I'll second memory management, or more broadly understanding pointers, as being an important boundary.

There is nothing fundamentally lost moving from machine code to assembly - one's just shorthand for the other. Transforming C mechanically into assembly by hand is not hard, just pointless and tedious. But languages "above" memory really truly do lose sight of something. There is nothing in the Haskell Man's conceptual toolbox he can use to get a handle on the memory of the system he runs on.

I'll grant it's not often important, but there is a real line between "languages which require memory awareness" and languages that do not, and it's not arbitrary. A real aspect of system execution and performance is totally lost.

Abstractions leak. All of them. Even down to the physical layer. A great programmer needs to know enough about the layers below to recognize when they're being bit by a leaky abstraction. If you don't understand enough about the layers below to be able to recognize an operating system call that doesn't work, or a CPU that mis-executes an instruction, or a memory management system that causes your code to grind to a halt while you pay the cost of deallocation, you're going to be unable to solve a problem. Thing is, physical layer issues are very rare (and simple bit flips are much more common than something as esoteric as rowhammer). Operation system bugs are at least reasonably rare with mature operating systems. Issues due to allocators, on the other hand, happen ALL THE TIME if you have a lot of data. So they're rather more important.
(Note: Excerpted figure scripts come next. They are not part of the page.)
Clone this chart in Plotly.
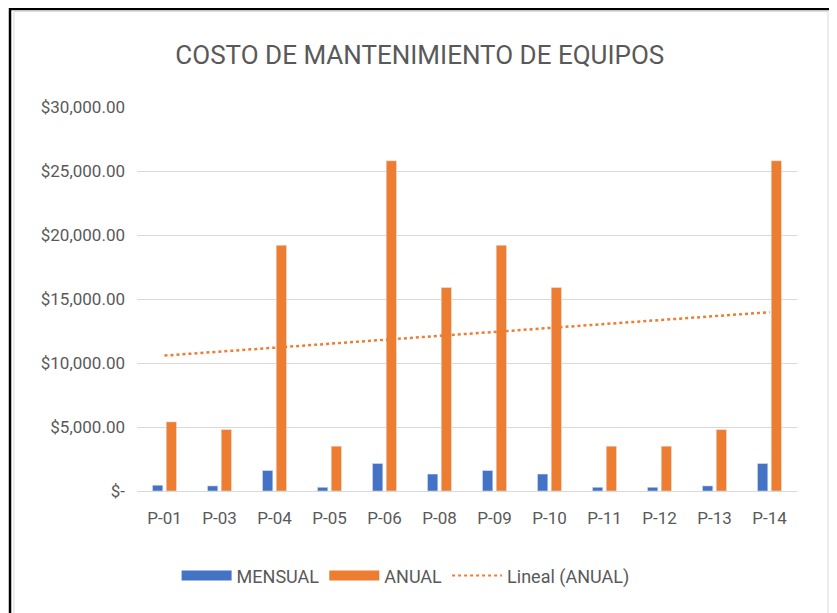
import numpy as np
import plotly.graph_objects as go

equipos = ['P-01', 'P-03', 'P-04', 'P-05', 'P-06', 'P-08', 'P-09', 'P-10', 'P-11', 'P-12', 'P-13', 'P-14']
mensual = [450, 400, 1600, 290, 2150, 1325, 1600, 1325, 290, 290, 400, 2150]
anual = [5400, 4800, 19200, 3500, 25800, 15900, 19200, 15900, 3500, 3500, 4800, 25800]
y_ticks = [0, 5000, 10000, 15000, 20000, 25000, 30000]
y_labels = ['$-', '$5,000.00', '$10,000.00', '$15,000.00', '$20,000.00', '$25,000.00', '$30,000.00']

# linea de tendencia lineal sobre ANUAL (como la de Excel)
xs = np.arange(1, len(anual) + 1)
m, b = np.polyfit(xs, anual, 1)
tendencia = m * xs + b

azul = '#4472C4'
naranja = '#ED7D31'
gris_txt = '#595959'
font_fam = 'Roboto, Noto Sans, sans-serif'

fig = go.Figure()
fig.add_trace(go.Bar(x = equipos, y = mensual, name = 'MENSUAL', marker_color = azul, showlegend = False))
fig.add_trace(go.Bar(x = equipos, y = anual, name = 'ANUAL', marker_color = naranja, showlegend = False))
fig.add_trace(go.Scatter(
    x = equipos, y = tendencia, mode = 'lines',
    line = dict(color = naranja, width = 2.5, dash = 'dot'),
    showlegend = False, hoverinfo = 'skip'
))

# entradas de leyenda con muestras anchas, estilo Excel
for nombre, color, ancho, estilo in [
    ('MENSUAL', azul, 11, 'solid'),
    ('ANUAL', naranja, 11, 'solid'),
    ('Lineal (ANUAL)', naranja, 2, 'dot'),
]:
    fig.add_trace(go.Scatter(
        x = [None], y = [None], mode = 'lines', name = nombre,
        line = dict(color = color, width = ancho, dash = estilo)
    ))

# marco negro exterior y borde gris del grafico
fig.add_shape(type = 'rect', xref = 'paper', yref = 'paper',
              x0 = -0.1924, x1 = 1.0515, y0 = -0.36, y1 = 1.2552,
              line = dict(color = 'black', width = 2.5), layer = 'below')
fig.add_shape(type = 'rect', xref = 'paper', yref = 'paper',
              x0 = -0.1864, x1 = 1.047, y0 = -0.36, y1 = 1.249,
              line = dict(color = '#D9D9D9', width = 1), layer = 'below')

fig.update_layout(
    width = 837, height = 613,
    margin = dict(l = 129, r = 48, t = 99, b = 130),
    paper_bgcolor = 'white', plot_bgcolor = 'white',
    barmode = 'group', bargap = 0.5, bargroupgap = 0.25,
    title = dict(
        text = 'COSTO DE MANTENIMIENTO DE EQUIPOS',
        x = 0.492, xanchor = 'center', y = 0.923, yanchor = 'middle',
        font = dict(family = font_fam, size = 26, color = gris_txt)
    ),
    font = dict(family = font_fam, size = 17, color = gris_txt),
    xaxis = dict(
        showgrid = False, showline = True, linecolor = '#D9D9D9', linewidth = 1,
        ticks = '', ticklabelstandoff = 12, tickfont = dict(size = 17, color = gris_txt)
    ),
    yaxis = dict(
        range = [0, 30000], tickvals = y_ticks, ticktext = y_labels,
        showgrid = True, gridcolor = '#D9D9D9', gridwidth = 1,
        zeroline = False, showline = False, ticks = '',
        ticklabelstandoff = 11,
        tickfont = dict(size = 17, color = gris_txt)
    ),
    legend = dict(
        orientation = 'h', x = 0.06, xanchor = 'left', y = -0.221, yanchor = 'middle',
        itemwidth = 50, font = dict(size = 18, color = gris_txt)
    ),
)

fig.write_html('out.html')
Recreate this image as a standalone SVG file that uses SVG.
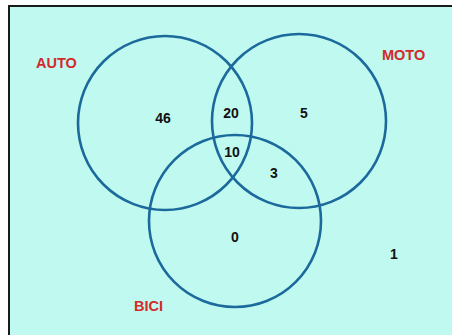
<svg xmlns="http://www.w3.org/2000/svg" width="452" height="335" viewBox="0 0 452 335">
<style>
.set{fill:none;stroke:#1c6a9c;stroke-width:2.6}
.lbl{font-family:"Liberation Sans",Arial,sans-serif;font-weight:bold;font-size:14.5px;fill:#d42a2a}
.num{font-family:"Liberation Sans",Arial,sans-serif;font-weight:bold;font-size:14px;fill:#111;text-anchor:middle}
</style>
<rect x="0" y="0" width="452" height="335" fill="#ffffff"/>
<rect x="9" y="6" width="446" height="333" fill="#c0f9f0" stroke="#1a1a1a" stroke-width="2"/>
<g id="auto">
<circle class="set" cx="165" cy="123" r="87"/>
<text class="lbl" x="36" y="68">AUTO</text>
</g>
<g id="moto">
<circle class="set" cx="299" cy="121" r="87"/>
<text class="lbl" x="382" y="60">MOTO</text>
</g>
<g id="bici">
<circle class="set" cx="235" cy="221" r="86"/>
<text class="lbl" x="134" y="311">BICI</text>
</g>
<g id="values">
<text class="num" x="163" y="123">46</text>
<text class="num" x="231" y="118">20</text>
<text class="num" x="304" y="118">5</text>
<text class="num" x="232" y="157">10</text>
<text class="num" x="274" y="178">3</text>
<text class="num" x="235" y="242">0</text>
<text class="num" x="394" y="259">1</text>
</g>
</svg>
I would honestly put both our complaints in the bucket of "Programmer is ignorant about the level of abstraction they are working at." But people don't know what they don't know. And the only way out is for them to have worked at multiple levels of abstraction to know the bounds of the one they are currently operating in.

I know some really old programmers (old enough to remember punch cards) and while I wouldn't say they are unhappy with the spectacular leaps in ease and power of computing, there is definitely an element of "I had to walk uphill ten miles in the snow both ways" in their attitudes.